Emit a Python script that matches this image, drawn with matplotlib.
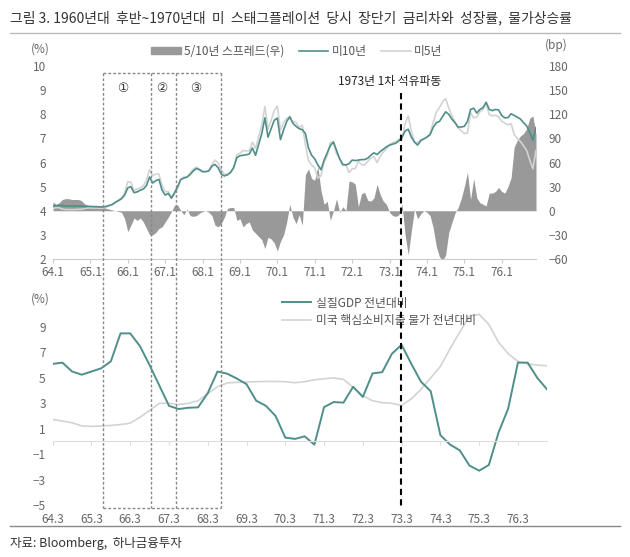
import matplotlib
matplotlib.use('Agg')
import matplotlib.pyplot as plt
import numpy as np
from matplotlib.lines import Line2D
from matplotlib.patches import Patch

plt.rcParams['font.family'] = ['Noto Sans CJK KR', 'DejaVu Sans']

# ---------------- data ----------------
top_tick_labels = ['64.1', '65.1', '66.1', '67.1', '68.1', '69.1', '70.1',
                   '71.1', '72.1', '73.1', '74.1', '75.1', '76.1']
bottom_tick_labels = ['64.3', '65.3', '66.3', '67.3', '68.3', '69.3', '70.3',
                      '71.3', '72.3', '73.3', '74.3', '75.3', '76.3']

# US 10Y yield (%), monthly 1964.01 - 1976.12
ust10 = [
    4.20, 4.21, 4.22, 4.21, 4.20, 4.20, 4.19, 4.19, 4.20, 4.19, 4.18, 4.18,
    4.18, 4.17, 4.17, 4.16, 4.16, 4.18, 4.22, 4.26, 4.35, 4.42, 4.50, 4.65,
    4.95, 5.00, 4.75, 4.78, 4.85, 4.90, 5.05, 5.40, 5.15, 5.25, 5.30, 4.85,
    4.65, 4.72, 4.52, 4.75, 5.00, 5.30, 5.35, 5.40, 5.50, 5.65, 5.75, 5.70,
    5.62, 5.62, 5.65, 5.85, 5.92, 5.78, 5.52, 5.44, 5.50, 5.60, 5.80, 6.20,
    6.28, 6.30, 6.32, 6.35, 6.60, 6.30, 6.75, 7.20, 7.85, 7.05, 7.40, 7.75,
    7.84, 6.95, 7.35, 7.70, 7.90, 7.62, 7.50, 7.40, 7.36, 7.20, 6.60, 6.30,
    6.15, 5.90, 5.70, 6.10, 6.40, 6.70, 6.85, 6.50, 6.15, 5.92, 5.90, 5.95,
    6.10, 6.08, 6.10, 6.12, 6.12, 6.18, 6.30, 6.40, 6.33, 6.45, 6.55, 6.65,
    6.72, 6.76, 6.80, 6.90, 7.05, 7.30, 7.38, 7.05, 6.85, 6.72, 6.90, 6.98,
    7.05, 7.15, 7.45, 7.65, 7.70, 7.90, 8.10, 8.00, 7.80, 7.65, 7.47, 7.47,
    7.50, 7.70, 8.20, 8.25, 8.05, 8.20, 8.28, 8.50, 8.20, 8.15, 8.20, 8.18,
    7.95, 7.85, 7.86, 8.02, 7.95, 7.88, 7.80, 7.65, 7.52, 7.25, 6.92, 7.45,
]

# US 5Y yield (%), monthly
ust5 = [
    4.09, 4.13, 4.12, 4.07, 4.05, 4.05, 4.05, 4.05, 4.06, 4.06, 4.09, 4.11,
    4.12, 4.11, 4.11, 4.10, 4.11, 4.15, 4.20, 4.25, 4.35, 4.43, 4.52, 4.75,
    5.21, 5.18, 4.84, 4.90, 4.94, 5.04, 5.27, 5.70, 5.45, 5.52, 5.52, 5.05,
    4.79, 4.80, 4.53, 4.68, 4.93, 5.30, 5.40, 5.38, 5.56, 5.72, 5.81, 5.73,
    5.63, 5.62, 5.67, 5.91, 6.10, 5.98, 5.68, 5.52, 5.47, 5.56, 5.76, 6.32,
    6.38, 6.50, 6.48, 6.49, 6.84, 6.58, 7.07, 7.56, 8.32, 7.38, 7.75, 8.15,
    8.34, 7.33, 7.65, 7.84, 7.82, 7.70, 7.66, 7.45, 7.54, 6.75, 6.08, 5.90,
    5.77, 5.35, 5.45, 6.02, 6.28, 6.82, 6.85, 6.35, 6.17, 5.87, 5.90, 5.58,
    5.74, 5.75, 6.05, 5.91, 5.89, 6.05, 6.18, 6.24, 6.00, 6.25, 6.43, 6.57,
    6.74, 6.82, 6.87, 6.95, 6.97, 7.60, 7.93, 7.30, 6.83, 6.82, 6.94, 6.98,
    7.07, 7.21, 7.66, 8.09, 8.27, 8.52, 8.65, 8.27, 7.95, 7.68, 7.43, 7.32,
    7.20, 7.22, 8.06, 7.85, 7.89, 8.10, 8.20, 8.44, 7.98, 7.93, 7.96, 7.89,
    7.71, 7.63, 7.56, 7.61, 7.16, 7.00, 6.87, 6.69, 6.50, 6.10, 5.74, 6.50,
]

# 5/10Y spread (bp, right axis), monthly
spread_bp = [
    11, 8, 10, 14, 15, 15, 14, 14, 14, 13, 9, 7,
    6, 6, 6, 6, 5, 3, 2, 1, 0, -1, -2, -10,
    -26, -18, -9, -12, -9, -14, -22, -30, -30, -27, -22, -20,
    -14, -8, -1, 7, 7, 0, -5, 2, -6, -7, -6, -3,
    -1, 0, -2, -6, -18, -20, -16, -8, 3, 4, 4, -12,
    -10, -20, -16, -14, -24, -28, -32, -36, -47, -33, -35, -40,
    -50, -38, -30, -14, 8, -8, -16, -5, -18, 45, 52, 40,
    38, 55, 25, 8, 12, -12, 0, 15, -2, 5, 0, 37,
    36, 33, 5, 21, 23, 13, 12, 16, 33, 20, 12, 8,
    -2, -6, -7, -5, 8, -30, -55, -25, 2, -10, -4, 0,
    -2, -6, -21, -44, -57, -62, -55, -27, -15, -3, 4, 15,
    30, 48, 14, 40, 16, 10, 8, 6, 22, 22, 24, 29,
    24, 22, 30, 41, 79, 88, 93, 96, 102, 115, 118, 95,
]

# quarterly 1964Q1 - 1976Q4
real_gdp_yoy = [
    6.1, 6.2, 5.5, 5.25, 5.5, 5.75, 6.3, 8.5, 8.5, 7.5, 6.0, 4.4, 2.8,
    2.55, 2.65, 2.68, 3.8, 5.5, 5.33, 4.95, 4.5, 3.2, 2.8, 2.0, 0.3, 0.2,
    0.4, -0.25, 2.7, 3.1, 3.05, 4.3, 3.5, 5.35, 5.45, 6.9, 7.6, 6.1, 4.7,
    3.95, 0.5, -0.25, -0.7, -1.9, -2.3, -1.85, 0.7, 2.6, 6.2, 6.2, 5.0, 4.1,
]
core_pce_yoy = [
    1.73, 1.6, 1.47, 1.22, 1.18, 1.22, 1.26, 1.33, 1.44, 1.9, 2.44, 3.0, 3.0,
    2.9, 3.0, 3.2, 3.75, 4.3, 4.6, 4.65, 4.67, 4.7, 4.72, 4.72, 4.7, 4.62,
    4.7, 4.85, 4.93, 5.0, 4.88, 4.25, 3.6, 3.2, 3.05, 3.0, 2.83, 3.35, 4.1,
    5.0, 5.9, 7.3, 8.6, 9.85, 10.0, 9.2, 7.8, 6.9, 6.3, 6.1, 6.0, 5.95,
]

# ---------------- figure ----------------
W, H = 630, 557
fig = plt.figure(figsize=(W / 100, H / 100), dpi=100)


def fx(px):
    return px / W


def fy(py):
    return 1 - py / H


TEAL = '#4f8f89'
LGRAY = '#d3d3d3'
AREA = '#999999'
TXT = '#666666'
FS = 8.5

m = np.arange(len(ust10))
q = np.arange(len(real_gdp_yoy))

# ---- top chart ----
ax = fig.add_axes([fx(53), fy(259), fx(536) - fx(53), (259 - 66) / H])
axr = ax.twinx()
axr.fill_between(m, 0, spread_bp, color=AREA, linewidth=0)
axr.set_ylim(-60, 180)
axr.set_yticks(range(-60, 181, 30))
axr.tick_params(axis='y', length=0, labelcolor=TXT, labelsize=FS, pad=9)
for s in axr.spines.values():
    s.set_visible(False)

ax.plot(m, ust5, color=LGRAY, lw=1.2)
ax.plot(m, ust10, color=TEAL, lw=1.2)
ax.set_zorder(axr.get_zorder() + 1)
ax.patch.set_visible(False)
ax.set_xlim(0, len(m) - 1)
ax.set_ylim(2, 10)
ax.set_yticks(range(2, 11))
ax.tick_params(axis='y', length=0, labelcolor=TXT, labelsize=FS, pad=5)
ax.set_xticks(range(0, len(m), 12))
ax.set_xticklabels(top_tick_labels)
ax.tick_params(axis='x', length=3, color='#cccccc', labelcolor=TXT,
               labelsize=FS, pad=2)
for k in ['top', 'left', 'right']:
    ax.spines[k].set_visible(False)
ax.spines['bottom'].set_color('#cccccc')

# ---- bottom chart ----
ax2 = fig.add_axes([fx(52.7), fy(505), fx(547) - fx(52.7), (505 - 301.6) / H])
ax2.plot(q, core_pce_yoy, color=LGRAY, lw=1.2)
ax2.plot(q, real_gdp_yoy, color=TEAL, lw=1.4)
ax2.set_xlim(0, len(q) - 1)
ax2.set_ylim(-5, 11)
ax2.set_yticks(range(-5, 10, 2))
ax2.tick_params(axis='y', length=0, labelcolor=TXT, labelsize=FS, pad=5)
for k in ['top', 'left', 'right']:
    ax2.spines[k].set_visible(False)
ax2.spines['bottom'].set_position(('data', 0))
ax2.spines['bottom'].set_color('#dddddd')
ax2.set_xticks(range(0, len(q), 4))
ax2.tick_params(axis='x', labelbottom=False, length=3, color='#dddddd')
sec = ax2.secondary_xaxis('bottom')
sec.set_xticks(range(0, len(q), 4))
sec.set_xticklabels(bottom_tick_labels)
sec.tick_params(axis='x', length=0, labelcolor=TXT, labelsize=FS, pad=6)
sec.spines['bottom'].set_visible(False)

# ---- legends ----
h_top = [Patch(color=AREA, label='5/10년 스프레드(우)'),
         Line2D([], [], color=TEAL, lw=1.2, label='미10년'),
         Line2D([], [], color=LGRAY, lw=1.2, label='미5년')]
leg1 = fig.legend(handles=h_top, loc='center', bbox_to_anchor=(fx(297), fy(51)),
                  ncol=3, frameon=False, fontsize=FS, handlelength=2.5,
                  handleheight=0.5, columnspacing=1.2, handletextpad=0.3)
for t in leg1.get_texts():
    t.set_color('#555555')

h_bot = [Line2D([], [], color=TEAL, lw=1.4, label='실질GDP 전년대비'),
         Line2D([], [], color=LGRAY, lw=1.2, label='미국 핵심소비지출 물가 전년대비')]
leg2 = fig.legend(handles=h_bot, loc='upper left', bbox_to_anchor=(fx(271), fy(286)),
                  ncol=1, frameon=False, fontsize=FS, handlelength=2.5,
                  handletextpad=0.4, labelspacing=0.4)
for t in leg2.get_texts():
    t.set_color('#555555')

# ---- annotations: boxes, oil shock line ----
BOX_KW = dict(transform=fig.transFigure, color='#888888', lw=1.0,
              ls=(0, (2, 1.5)), zorder=5)
for xv in [103, 151, 176, 221]:
    fig.add_artist(Line2D([fx(xv), fx(xv)], [fy(73), fy(508)], **BOX_KW))
for yv in [73, 508]:
    fig.add_artist(Line2D([fx(103), fx(221)], [fy(yv), fy(yv)], **BOX_KW))
for xc, lab in [(123, '①'), (162, '②'), (196, '③')]:
    fig.text(fx(xc), fy(88), lab, ha='center', va='center', fontsize=9,
             color='#333333', family=['DejaVu Sans'])

fig.add_artist(Line2D([fx(401), fx(401)], [fy(93), fy(508)],
                      transform=fig.transFigure, color='black', lw=1.5,
                      ls=(0, (3, 2)), zorder=6))
fig.text(fx(390), fy(81), '1973년 1차 석유파동', ha='center', va='center',
         fontsize=FS, color='#222222')

# ---- unit labels ----
fig.text(fx(40), fy(49), '(%)', ha='center', va='center', fontsize=FS, color=TXT)
fig.text(fx(556), fy(45), '(bp)', ha='center', va='center', fontsize=FS, color=TXT)
fig.text(fx(40), fy(299), '(%)', ha='center', va='center', fontsize=FS, color=TXT)

# ---- title, separators, source ----
fig.text(fx(10), fy(18),
         '그림 3. 1960년대  후반~1970년대  미  스태그플레이션  당시  장단기  금리차와  성장률,  물가상승률',
         ha='left', va='center', fontsize=10, color='#333333')
fig.add_artist(Line2D([fx(10), fx(620)], [fy(33), fy(33)],
                      transform=fig.transFigure, color='#bbbbbb', lw=1))
fig.add_artist(Line2D([fx(10), fx(620)], [fy(526), fy(526)],
                      transform=fig.transFigure, color='#888888', lw=1))
fig.text(fx(10), fy(543), '자료: Bloomberg,  하나금융투자', ha='left', va='center',
         fontsize=9, color='#333333')

fig.savefig('out.png', dpi=100)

# # # # # # #

REQUIRED TASK
Copy nothing but the lines from the first one in the listing through the line with "plt.rcParams['font.family'] = ['Noto", and omit the pictures.

COMPLETE RESPONSE
Emit a Python script that matches this image, drawn with matplotlib.
import matplotlib
matplotlib.use('Agg')
import matplotlib.pyplot as plt
import numpy as np
from matplotlib.lines import Line2D
from matplotlib.patches import Patch

plt.rcParams['font.family'] = ['Noto Sans CJK KR', 'DejaVu Sans']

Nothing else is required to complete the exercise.